Purchase this article with an account.
Jason J. S. Barton; Spatial structure and whole-object processing in acquired prosopagnosia: the meaning of configuration. Journal of Vision 2009;9(8):561. doi: https://doi.org/10.1167/9.8.561.
Download citation file:
© ARVO (1962-2015); The Authors (2016-present)
Facial configural processing may be preferentially vulnerable to face inversion, and there are reports that patients with an apperceptive variant of acquired prosopagnosia have impaired configural processing. However, configuration has several meanings, including the perception of spatial structure (particularly second-order relations) or holistic styles of processing. To distinguish between these two, we recruited ten patients with acquired prosopagnosia to test their processing of abstract objects, in which whole-object processing demands could be manipulated more systematically than faces.
First, we used an oddity paradigm in which subjects had to compare three dot patterns to detect the odd one out. This consisted of a series of blocks in which we manipulated stimulus complexity (number of dots = 2, 4 or 8), variations in size and orientation between the three patterns, or the regularity of global structure (octagons versus random structure in the 8-dot stimuli) generated effects that would suggest a failure to process at a whole-object level. Second, we used hierarchical letters, to determine if reaction times reflected perception of global structure.
With dot-patterns, patients were impaired even for simple 2-dot stimuli, but did better with more complex patterns, when size or orientation varied, or with a regular global structure. In experiment 2, they demonstrated normal latency effects of global-level processing.

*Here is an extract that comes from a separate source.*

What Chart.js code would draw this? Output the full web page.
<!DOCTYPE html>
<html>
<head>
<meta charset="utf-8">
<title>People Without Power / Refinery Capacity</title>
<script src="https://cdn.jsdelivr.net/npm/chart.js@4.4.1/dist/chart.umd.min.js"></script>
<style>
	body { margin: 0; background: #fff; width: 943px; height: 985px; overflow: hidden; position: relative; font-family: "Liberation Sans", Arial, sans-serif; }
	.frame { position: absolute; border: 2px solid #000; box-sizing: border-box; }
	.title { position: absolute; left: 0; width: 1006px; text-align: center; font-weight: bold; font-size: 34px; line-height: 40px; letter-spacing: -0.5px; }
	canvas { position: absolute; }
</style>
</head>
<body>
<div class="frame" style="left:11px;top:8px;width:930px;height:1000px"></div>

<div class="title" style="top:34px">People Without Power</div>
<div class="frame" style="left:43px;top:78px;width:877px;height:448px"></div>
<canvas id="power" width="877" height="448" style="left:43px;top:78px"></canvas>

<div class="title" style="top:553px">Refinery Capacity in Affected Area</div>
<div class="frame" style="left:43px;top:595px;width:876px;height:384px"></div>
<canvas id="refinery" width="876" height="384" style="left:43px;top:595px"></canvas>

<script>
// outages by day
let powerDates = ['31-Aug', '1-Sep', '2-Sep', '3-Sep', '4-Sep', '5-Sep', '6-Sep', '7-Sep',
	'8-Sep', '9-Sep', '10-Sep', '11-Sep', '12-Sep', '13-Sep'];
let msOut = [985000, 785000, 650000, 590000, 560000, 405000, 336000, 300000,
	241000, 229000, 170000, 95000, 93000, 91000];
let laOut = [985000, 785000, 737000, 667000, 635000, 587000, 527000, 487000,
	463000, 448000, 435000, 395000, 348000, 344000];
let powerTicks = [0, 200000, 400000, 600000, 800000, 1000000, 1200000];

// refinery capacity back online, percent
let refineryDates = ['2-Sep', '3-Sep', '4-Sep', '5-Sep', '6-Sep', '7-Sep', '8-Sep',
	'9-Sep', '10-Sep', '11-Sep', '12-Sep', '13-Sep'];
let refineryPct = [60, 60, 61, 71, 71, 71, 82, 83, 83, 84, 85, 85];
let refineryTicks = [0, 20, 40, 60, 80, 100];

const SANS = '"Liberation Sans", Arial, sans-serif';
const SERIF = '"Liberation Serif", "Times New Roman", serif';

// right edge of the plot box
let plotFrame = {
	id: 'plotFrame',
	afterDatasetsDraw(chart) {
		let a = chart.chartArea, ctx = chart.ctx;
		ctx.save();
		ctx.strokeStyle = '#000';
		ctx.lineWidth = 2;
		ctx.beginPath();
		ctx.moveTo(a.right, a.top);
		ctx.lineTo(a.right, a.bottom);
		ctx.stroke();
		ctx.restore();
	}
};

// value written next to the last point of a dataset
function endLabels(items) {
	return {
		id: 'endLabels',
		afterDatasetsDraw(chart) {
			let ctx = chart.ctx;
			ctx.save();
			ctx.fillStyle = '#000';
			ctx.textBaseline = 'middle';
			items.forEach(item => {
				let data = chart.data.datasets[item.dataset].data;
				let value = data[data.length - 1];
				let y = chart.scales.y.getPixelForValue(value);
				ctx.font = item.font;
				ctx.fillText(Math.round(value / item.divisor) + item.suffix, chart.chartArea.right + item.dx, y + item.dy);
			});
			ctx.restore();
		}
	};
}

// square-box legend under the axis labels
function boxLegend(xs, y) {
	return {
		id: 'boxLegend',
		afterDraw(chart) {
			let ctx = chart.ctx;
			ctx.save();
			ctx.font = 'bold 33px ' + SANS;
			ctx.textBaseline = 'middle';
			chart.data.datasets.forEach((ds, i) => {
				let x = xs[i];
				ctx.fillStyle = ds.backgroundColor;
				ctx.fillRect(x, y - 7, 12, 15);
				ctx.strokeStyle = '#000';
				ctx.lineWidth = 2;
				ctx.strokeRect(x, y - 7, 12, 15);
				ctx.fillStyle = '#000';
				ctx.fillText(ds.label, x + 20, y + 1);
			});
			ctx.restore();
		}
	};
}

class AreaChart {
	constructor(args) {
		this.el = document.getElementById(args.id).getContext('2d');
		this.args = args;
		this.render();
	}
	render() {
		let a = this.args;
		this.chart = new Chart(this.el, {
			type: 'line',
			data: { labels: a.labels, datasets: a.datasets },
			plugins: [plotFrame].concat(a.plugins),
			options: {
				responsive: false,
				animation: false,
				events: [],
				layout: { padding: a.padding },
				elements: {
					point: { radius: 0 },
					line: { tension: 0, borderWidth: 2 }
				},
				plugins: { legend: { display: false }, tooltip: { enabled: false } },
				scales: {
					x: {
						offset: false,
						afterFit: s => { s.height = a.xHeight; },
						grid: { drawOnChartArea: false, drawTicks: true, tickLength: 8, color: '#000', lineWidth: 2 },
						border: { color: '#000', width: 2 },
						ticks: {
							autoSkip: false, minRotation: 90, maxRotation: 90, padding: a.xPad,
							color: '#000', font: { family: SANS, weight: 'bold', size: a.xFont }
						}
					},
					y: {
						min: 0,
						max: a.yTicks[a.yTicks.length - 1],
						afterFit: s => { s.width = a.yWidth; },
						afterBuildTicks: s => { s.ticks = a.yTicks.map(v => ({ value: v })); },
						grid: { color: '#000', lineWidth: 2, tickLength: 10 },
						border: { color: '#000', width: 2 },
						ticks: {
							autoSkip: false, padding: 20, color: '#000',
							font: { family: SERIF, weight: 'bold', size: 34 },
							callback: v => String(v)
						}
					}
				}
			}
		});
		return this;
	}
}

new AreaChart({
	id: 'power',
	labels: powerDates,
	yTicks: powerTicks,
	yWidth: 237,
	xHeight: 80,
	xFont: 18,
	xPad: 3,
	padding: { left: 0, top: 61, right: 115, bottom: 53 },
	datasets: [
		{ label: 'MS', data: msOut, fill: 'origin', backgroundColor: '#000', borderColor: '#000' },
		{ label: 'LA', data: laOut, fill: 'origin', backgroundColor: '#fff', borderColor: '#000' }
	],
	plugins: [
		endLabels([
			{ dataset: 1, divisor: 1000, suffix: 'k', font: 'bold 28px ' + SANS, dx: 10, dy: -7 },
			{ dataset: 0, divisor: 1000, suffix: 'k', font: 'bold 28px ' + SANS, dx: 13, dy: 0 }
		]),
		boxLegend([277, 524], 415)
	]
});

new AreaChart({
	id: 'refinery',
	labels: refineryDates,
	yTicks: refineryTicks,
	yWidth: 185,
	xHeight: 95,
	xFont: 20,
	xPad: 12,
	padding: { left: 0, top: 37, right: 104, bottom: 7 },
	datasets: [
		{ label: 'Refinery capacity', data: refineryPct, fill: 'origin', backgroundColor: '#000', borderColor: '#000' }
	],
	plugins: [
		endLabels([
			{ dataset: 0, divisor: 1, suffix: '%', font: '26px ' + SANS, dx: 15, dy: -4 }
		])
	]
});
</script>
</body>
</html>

We conclude that apperceptive prosopagnosia is associated with a configural deficit that impairs perception of spatial structure, not just for faces but also for non-facial patterns. While we cannot conclude that holistic processing is entirely normal in these subjects, their performance shows significant modulation by whole-object structure, indicating that some whole-object processing is occurring in these patients.